Followup to this question

I have json streaming data in the format same as below

|  A    | B                                        |
|-------|------------------------------------------|
|  ABC  |  [{C:1, D:1}, {C:2, D:4}]                | 
|  XYZ  |  [{C:3, D :6}, {C:9, D:11}, {C:5, D:12}] |

I need to transform it to the format below

|   A   |  C  |  D   |
|-------|-----|------|
|  ABC  |  1  |  1   |
|  ABC  |  2  |  4   |
|  XYZ  |  3  |  6   |
|  XYZ  |  9  |  11  |
|  XYZ  |  5  |  12  | 

To achieve this performed the transformations as suggested to the previous question.

val df1 = df0.select($"A", explode($"B")).toDF("A", "Bn")

val df2 = df1.withColumn("SeqNum", monotonically_increasing_id()).toDF("A", "Bn", "SeqNum") 

val df3 = df2.select($"A", explode($"Bn"), $"SeqNum").toDF("A", "B", "C", "SeqNum")

val df4 = df3.withColumn("dummy", concat( $"SeqNum", lit("||"), $"A"))

val df5 = df4.select($"dummy", $"B", $"C").groupBy("dummy").pivot("B").agg(first($"C")) 

val df6 = df5.withColumn("A", substring_index(col("dummy"), "||", -1)).drop("dummy")

Now I trying to save the result to a csv file in HDFS

df6.withWatermark("event_time", "0 seconds")
  .writeStream
  .trigger(Trigger.ProcessingTime("0 seconds"))
  .queryName("query_db")
  .format("parquet")
  .option("checkpointLocation", "/path/to/checkpoint")
  .option("path", "/path/to/output")
  //      .outputMode("complete")
  .start()

Now I get the below error.

Exception in thread "main" org.apache.spark.sql.AnalysisException: Append output mode not supported when there are streaming aggregations on streaming DataFrames/DataSets without watermark;; EventTimeWatermark event_time#223: timestamp, interval

My doubt is that I am not performing any aggregation that will require it store the aggregated value beyond the processing time for that row. Why do I get this error? Can I keep watermarking as 0 seconds?

Any help on this will be deeply appreciated.

1

1 Answers

0
votes

As per my understanding, watermarking is required only when you are performing window operation on event time. Spark used watermarking to handle late data and for the same purpose Spark needs to save older aggregation.
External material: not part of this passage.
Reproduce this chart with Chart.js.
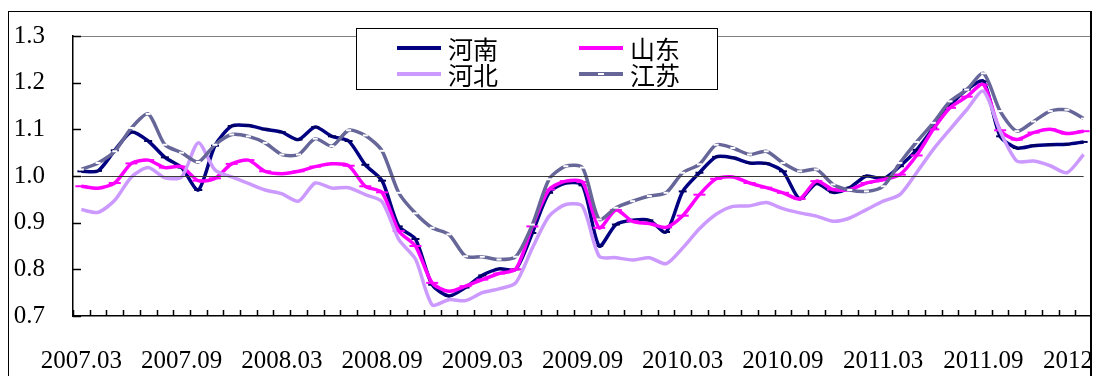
<!DOCTYPE html>
<html>
<head>
<meta charset="utf-8">
<script src="https://cdn.jsdelivr.net/npm/chart.js@4/dist/chart.umd.min.js"></script>
<style>
  html, body { margin: 0; padding: 0; background: #fff; width: 1093px; height: 376px; overflow: hidden; }
  #clip { position: absolute; left: 0; top: 0; width: 1090px; height: 376px; overflow: hidden; }
  #wrap { position: absolute; left: 0; top: 0; width: 1100px; height: 376px; }
  #frame { position: absolute; left: 8px; top: 11px; width: 1084px; height: 400px; box-sizing: border-box;
           border-top: 1px solid #000; border-left: 1px solid #000; border-right: 2px solid #000; }
  #legend { position: absolute; left: 356px; top: 28px; width: 362px; height: 62px; box-sizing: border-box;
            border: 1px solid #000; background: #fff; font-family: "Noto Sans CJK SC"; font-size: 25px; color: #000; }
  .item { position: absolute; display: flex; align-items: center; height: 26px; line-height: 26px; }
  .swatch { position: relative; width: 44px; height: 4px; margin-right: 7px; }
  .swatch i { position: absolute; left: 19px; top: 1px; width: 6px; height: 2px; }
</style>
</head>
<body>
<div id="clip"><div id="wrap"><canvas id="chart"></canvas></div></div>
<div id="frame"></div>
<div id="legend"></div>
<script>
// ---------------------------------------------------------------------------
// Data (monthly, 2007.03 - 2012.03)
// ---------------------------------------------------------------------------
const months = [];
for (let y = 2007; y <= 2012; y++) {
  for (let m = 1; m <= 12; m++) {
    if ((y === 2007 && m < 3) || (y === 2012 && m > 3)) continue;
    months.push(y + "." + String(m).padStart(2, "0"));
  }
}

const henan = [1.010, 1.011, 1.055, 1.094, 1.075, 1.040, 1.018, 0.970, 1.065, 1.107,
               1.108, 1.100, 1.094, 1.078, 1.105, 1.085, 1.075, 1.024, 0.990, 0.892,
               0.865, 0.767, 0.743, 0.761, 0.787, 0.801, 0.800, 0.878, 0.964, 0.985,
               0.980, 0.850, 0.896, 0.905, 0.905, 0.880, 0.967, 1.007, 1.041, 1.039,
               1.028, 1.027, 1.010, 0.951, 0.984, 0.965, 0.975, 1.000, 0.994, 1.021,
               1.056, 1.103, 1.150, 1.185, 1.203, 1.085, 1.060, 1.065, 1.067, 1.068,
               1.073];
const shandong = [0.978, 0.974, 0.985, 1.027, 1.034, 1.018, 1.020, 0.990, 0.995, 1.026,
                  1.034, 1.010, 1.005, 1.010, 1.020, 1.026, 1.022, 0.978, 0.965, 0.882,
                  0.850, 0.771, 0.753, 0.764, 0.778, 0.791, 0.800, 0.892, 0.971, 0.989,
                  0.987, 0.889, 0.927, 0.903, 0.898, 0.890, 0.915, 0.960, 0.994, 0.998,
                  0.985, 0.975, 0.964, 0.951, 0.989, 0.971, 0.971, 0.985, 0.992, 1.003,
                  1.044, 1.100, 1.146, 1.170, 1.196, 1.098, 1.078, 1.093, 1.100, 1.091,
                  1.096];
const hebei = [0.928, 0.922, 0.948, 0.998, 1.018, 0.996, 0.998, 1.071, 1.013, 0.998,
               0.984, 0.970, 0.962, 0.946, 0.985, 0.974, 0.975, 0.960, 0.945, 0.864,
               0.822, 0.724, 0.735, 0.733, 0.750, 0.758, 0.771, 0.846, 0.914, 0.939,
               0.935, 0.828, 0.825, 0.820, 0.825, 0.812, 0.846, 0.887, 0.918, 0.935,
               0.936, 0.943, 0.930, 0.921, 0.914, 0.903, 0.910, 0.928, 0.946, 0.960,
               1.007, 1.057, 1.100, 1.142, 1.182, 1.096, 1.032, 1.032, 1.022, 1.007,
               1.046];
const jiangsu = [1.014, 1.028, 1.053, 1.103, 1.133, 1.067, 1.050, 1.030, 1.067, 1.089,
                 1.085, 1.071, 1.046, 1.046, 1.080, 1.064, 1.098, 1.087, 1.054, 0.964,
                 0.920, 0.889, 0.875, 0.828, 0.827, 0.821, 0.827, 0.896, 0.993, 1.021,
                 1.018, 0.907, 0.932, 0.946, 0.957, 0.964, 1.007, 1.025, 1.067, 1.060,
                 1.046, 1.053, 1.028, 1.010, 1.014, 0.982, 0.970, 0.967, 0.978, 1.028,
                 1.073, 1.114, 1.160, 1.185, 1.220, 1.139, 1.096, 1.117, 1.139, 1.142,
                 1.123];

const yTicks = [0.7, 0.8, 0.9, 1.0, 1.1, 1.2, 1.3];
const baseLine = 1.0;

const series = [
  { label: "河南", data: henan,    color: "#000080", mark: "#000060", markR: 4 },
  { label: "山东", data: shandong, color: "#FF00FF", mark: "#FF00FF", markR: 6 },
  { label: "河北", data: hebei,    color: "#CC99FF", mark: null,      markR: 0 },
  { label: "江苏", data: jiangsu,  color: "#666699", mark: "#FFFFFF", markR: 2.5 },
];

const FONT = "'Liberation Serif', 'Times New Roman', serif";

// ---------------------------------------------------------------------------
// Plugins: inward ticks + 1.0 reference line
// ---------------------------------------------------------------------------
const extras = {
  id: "extras",
  afterDatasetsDraw(chart) {
    const { ctx, chartArea: a, scales: { x, y } } = chart;
    ctx.save();
    // reference line at 1.0 from first to last category
    ctx.strokeStyle = "#3a3a3a";
    ctx.lineWidth = 1;
    const yb = Math.round(y.getPixelForValue(baseLine)) + 0.5;
    ctx.beginPath();
    ctx.moveTo(x.getPixelForValue(0), yb);
    ctx.lineTo(x.getPixelForValue(months.length - 1), yb);
    ctx.stroke();
    // inward ticks
    ctx.strokeStyle = "#000";
    ctx.lineWidth = 1.5;
    const step = x.getPixelForValue(1) - x.getPixelForValue(0);
    ctx.beginPath();
    for (let k = 0; k <= months.length; k++) {
      const px = Math.round(x.getPixelForValue(0) - step / 2 + k * step) + 0.5;
      ctx.moveTo(px, a.bottom);
      ctx.lineTo(px, a.bottom - 6);
    }
    for (const t of yTicks) {
      const py = Math.round(y.getPixelForValue(t)) + 0.5;
      ctx.moveTo(a.left, py);
      ctx.lineTo(a.left + 8, py);
    }
    ctx.stroke();
    ctx.restore();
  }
};

// ---------------------------------------------------------------------------
// Chart
// ---------------------------------------------------------------------------
new Chart(document.getElementById("chart"), {
  type: "line",
  data: {
    labels: months,
    datasets: series.map((s, i) => ({
      label: s.label,
      data: s.data,
      borderColor: s.color,
      backgroundColor: s.color,
      borderWidth: 3.5,
      tension: 0.25,
      pointStyle: "line",
      pointRadius: s.markR,
      pointBorderWidth: 2,
      pointBorderColor: s.mark || s.color,
      order: series.length - i,
    }))
  },
  options: {
    responsive: true,
    maintainAspectRatio: false,
    animation: false,
    devicePixelRatio: 1,
    layout: { padding: { left: 0, top: 36, right: 5, bottom: 0 } },
    plugins: { legend: { display: false }, tooltip: { enabled: false } },
    scales: {
      x: {
        offset: true,
        grid: { display: false, drawTicks: false },
        border: { display: true, color: "#000", width: 1.5 },
        afterFit: s => { s.height = 60; s.paddingLeft = 0; s.paddingRight = 0; },
        ticks: {
          autoSkip: false, maxRotation: 0, padding: 30, color: "#000",
          font: { family: FONT, size: 25 },
          callback: (v, i) => (i % 6 === 0 ? months[i] : ""),
        },
      },
      y: {
        min: 0.7, max: 1.3,
        afterFit: s => { s.width = 73; s.paddingTop = 0; s.paddingBottom = 0; },
        grid: {
          drawTicks: false,
          color: c => (Math.abs(c.tick.value - 1.3) < 1e-6 ? "#808080" : "rgba(0,0,0,0)"),
        },
        border: { display: true, color: "#000", width: 1.5 },
        afterBuildTicks: s => { s.ticks = yTicks.map(v => ({ value: v })); },
        ticks: {
          padding: 28, color: "#000",
          font: { family: FONT, size: 25 },
          callback: v => v.toFixed(1),
        },
      },
    },
  },
  plugins: [extras],
});

// ---------------------------------------------------------------------------
// Legend (two columns, Excel-style)
// ---------------------------------------------------------------------------
const legendPos = [[40, 6], [222, 6], [40, 32], [222, 32]];
document.getElementById("legend").innerHTML = series.map((s, i) => `
  <div class="item" style="left:${legendPos[i][0]}px;top:${legendPos[i][1]}px">
    <span class="swatch" style="background:${s.color}">${s.mark === "#FFFFFF" ? '<i style="background:#fff"></i>' : ""}</span>${s.label}
  </div>`).join("");
</script>
</body>
</html>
The following link explains this very well with example: https://spark.apache.org/docs/latest/structured-streaming-programming-guide.html#handling-late-data-and-watermarking

I don't see any window operations in your transformation and if that is the case then I think you can try running the stream query without watermarking.